Old Original Oyster House
20 Market Square
When the Oyster House first opened in 1870, oysters sold for a penny and beer was 10 cents a glass. The enormous fish sandwiches, which require a special bun, were introduced by Louis Americus, who was the proprietor from 1916 to 1970. The building, a Pittsburgh Historic Landmark, has been a favorite location for the movie industry having had 25 films shot at the location.
2 Market Square
Back in the 1930s, Joe Primanti opened a cart in the Strip District selling sandwiches to truckers on the go. It was decided that he should expand to a small restaurant on 18th Street. His brothers, Dick and Stanley, joined him along with nephew John DePriter who was the cook. According to John, “One winter, a fella drove in with a load of potatoes. He brought a few of ‘em over to the restaurant to see if they were frozen. I fried the potatoes on our grill and they looked pretty good. A few of our customers asked for them, so I put the potatoes on their sandwiches.” And the rest is history. The Primanti Sandwich: a true taste of Pittsburgh.
EXIT MARKET SQUARE AND CROSS FOURTH AVENUE TO PPG PLACE.
PPG Place is a majestic six-building complex sitting atop a 5.5 acre, three city block site in the heart of downtown. Completed in 1984, PPG Place is one of three downtown buildings made to show off the company product: the others being the former Alcoa Building and U.S. Steel Tower. The gleaming glass and steel structures were developed by John Burgee Architects with the internationally renowned architect Philip Johnson from New York. The 40-story tower is 680 feet high. This complex, with its thicket of 231 Neo-Gothic spires was designed to weave into the architecture of Pittsburgh and recall its great buildings, such as the Cathedral of Learning and the Allegheny County Courthouse. Nearly one million square feet of reflective glass was used, glazed in 19,750 pieces of glass, which provides a high degree of energy efficiency, unmatched in many new buildings.

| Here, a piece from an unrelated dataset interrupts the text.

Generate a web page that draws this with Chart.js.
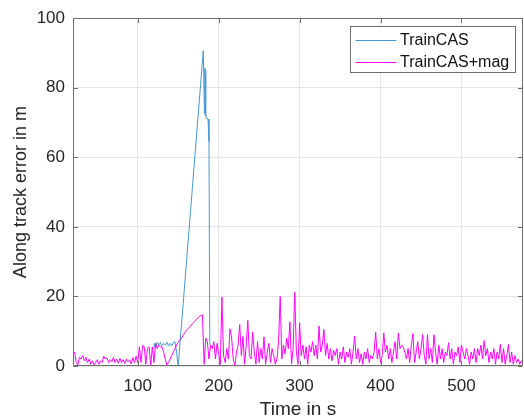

TURN RIGHT ON THIRD AVENUE. TURN LEFT ON STANWIX STREET.
Saint Mary of Mercy Church
202 Stanwix Street
William P. Hutchins, an important Pittsburgh Roman Catholic designer of churches, schools, and convents. used vivid red brick to complements the steely gray glass of PPG Place for this church in 1936. To the left of the church entrance, about five feet up, is a plaque indicating the 46-foot“All-time-high water mark” of the St. Patrick’s Day Flood that crested on March 18, 1936. The disaster spurred flood control development on Pittsburgh’s three rivers.
TURN RIGHT ON THE BOULEVARD OF THE ALLIES.
United Steelworkers Building
60 Boulevard of the Allies
The welded stainless steel web of these thirteen-story truss walls is constructed of three di?erent strengths of steel, which progressively lighten as the building rises and the load lessens. This web is dual-purpose, being both the structure and a sunscreen for the interior. With its ?oor, wall, and elevator loads all carried on a central core, the open interior, with spans up to ?fty-four feet, enjoys the highest possible internal ?exibility. When it was constructed in the 1960s it was one of the first buildings since the dawn of the skyscraper age 75 years before to feature load-bearing walls.
34 Boulevard of the Allies
On July 29, 1786, John Scull and Joseph Hall published the first newspaper west of the Allegheny Mountains, the Pittsburgh Gazette. This four-page weekly was produced on a wooden press, the first ever to make the precarious wagon journey over the mountains from Philadelphia. From this tenacious four-page weekly, the Pittsburgh Post-Gazette, in the guise of a half-dozen names, has grown to a metropolitan daily with a circulation of more than 243,000 daily and more than 424,000 on Sunday.
CROSS OVER COMMONWEALTH PLACE INTO POINT STATE PARK AND THE TOUR STARTING POINT.